FCC Seeks Comment on 5.03 – 5.091 GHz for UAS Spectrum
Monday, August 23, 2021 | Comments

The FCC released a public notice seeking comment on using the 5.03 – 5.091 GHz band to support unmanned aerial system (UAS) operations.

Currently, UAS communications primarily rely on unlicensed access to spectrum, but some UAS proponents believe that licensed spectrum will be necessary to provide capacity to support future growth and reliability needed for safe operations of UAS.

The proceeding first launched in February 2018 when the Aerospace Industries Association (AIA) filed a petition in which it asked the FCC to adopt licensing and service rules for control and non-payload communications (CNPC) links in the 5.03 to 5.091 MHz band.

In addition, a 2020 report from the FCC’s Office of Engineering and Technology (OET) found that the 5.03 – 5.091 GHz frequencies could potentially support UAS operations.

“Our review of the record developed in this matter indicates the unencumbered 5030-5091 MHz frequencies may support UAS operations, although technical, regulatory, and operational issues may affect the extent of such use,” the report said. “The record does not provide sufficient information to make a definitive assessment regarding the potential barriers to the use of such spectrum. We recommend that the commission initiate a rulemaking proceeding to develop service and licensing rules enabling UAS use of the 5030-5091 MHz band in collaboration with the FAA and NTIA.”

The Federal Aviation Administration (FAA) Reauthorization Act of 2018 directed the FAA, the National Telecommunications and Information Administration (NTIA) and the FCC to submit a report examining whether the 5.03 – 5.091 GHz portion of the C-band or the 960 MHz to 1.164 GHz portion of the L-band could support UAS operations.

The report also found that there was significant concern of the impact of allowing UAS operations in the 960 to 1.164 GHz portion of the L-band on incumbent aeronautical navigation operations.

“We do not recommend moving forward with a proceeding to make 960 – 1164 MHz band available for UAS operations at this time,” the report said. “We recommend that the commission continue to study the use of this band for UAS purposes and to work with the FAA, NTIA and other stakeholders regarding the appropriate UAS rules and policies in the event that circumstances warrant initiating a rulemaking for this band.”

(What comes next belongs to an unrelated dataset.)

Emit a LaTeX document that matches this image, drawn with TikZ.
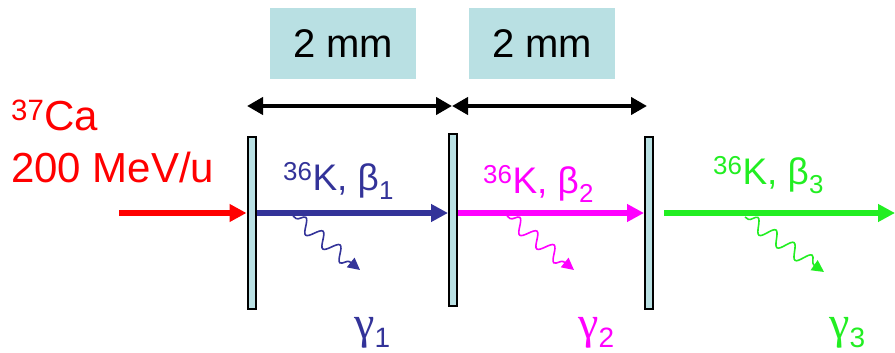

One other option that came from comments the organizations solicited was alternative frequencies licensed under flexible use service rules for UAS.

“In addition, the record reflects the widely held view that alternative frequencies licensed under flexible-use service rules are a promising option for UAS communications, particularly for beyond-visual line of sight and other network-based uses. The record is insufficient, however, to resolve certain issues including the potential for UAS in the flexible-use bands to cause harmful interference to other operations.”

The report recommended that the FCC continue to review potential use of the flexible use spectrum for UAS and to collect feedback from federal and private sector stakeholders to figure out whether interference could be addressed through private actions such as industry standards and agreements or if regulatory measures are necessary.

The report recommended that the FCC initiate a rulemaking proceeding to develop service and licensing rules to enable UAS use of the 5.03 – 5.091 GHz band and continue to examine the potential benefits and technical challenges of using the flexible use band for UAS use.

Find the full report here.

The FCC said it issued the new public notice to update the record in order to reflect operational and regulatory developments that have occurred in the last three years since the proceeding began.

Additionally, the FCC is seeking further comment on specific areas of the AIA proposal.

“Finally, because the focus of the AIA proposal and the resulting comment record appears to be in support of direct radio-line-of-sight (LOS) communications links between controller and unmanned aircraft, we seek comment on whether the commission should consider licensing alternatives in this band to support the growing interest in beyond radio-line-of-sight (BLOS) UAS operations,” the notice said. “We anticipate that the resulting record could help the commission to proceed with a more informed and specific notice of proposed rulemaking to make the 5030 – 5091 MHz band available as a suitable spectrum resource for UAS operations.”

Find the full public notice here.

“Unmanned aircraft systems (UAS), or drones, could greatly enhance our public safety, economic competitiveness and scientific progress,” said FCC Commissioner Geoffrey Starks. “That was the message I received in early 2020 when I visited the Nevada Institute for Autonomous Systems, an FAA-designated UAS test site outside Las Vegas. But these systems cannot truly flourish without commission action governing the operation of UAS in licensed spectrum. That’s why I called for such action earlier this month. I’m therefore pleased to see today’s public notice seeking to refresh the record of a proceeding seeking a licensing framework for UAS. While the issues are complex and will require careful work with our federal partners at the FAA and NTIA, I’m hopeful that the new round of comments will allow the Commission to address the full spectrum needs of UAS and enable this important industry to fulfill its full potential.”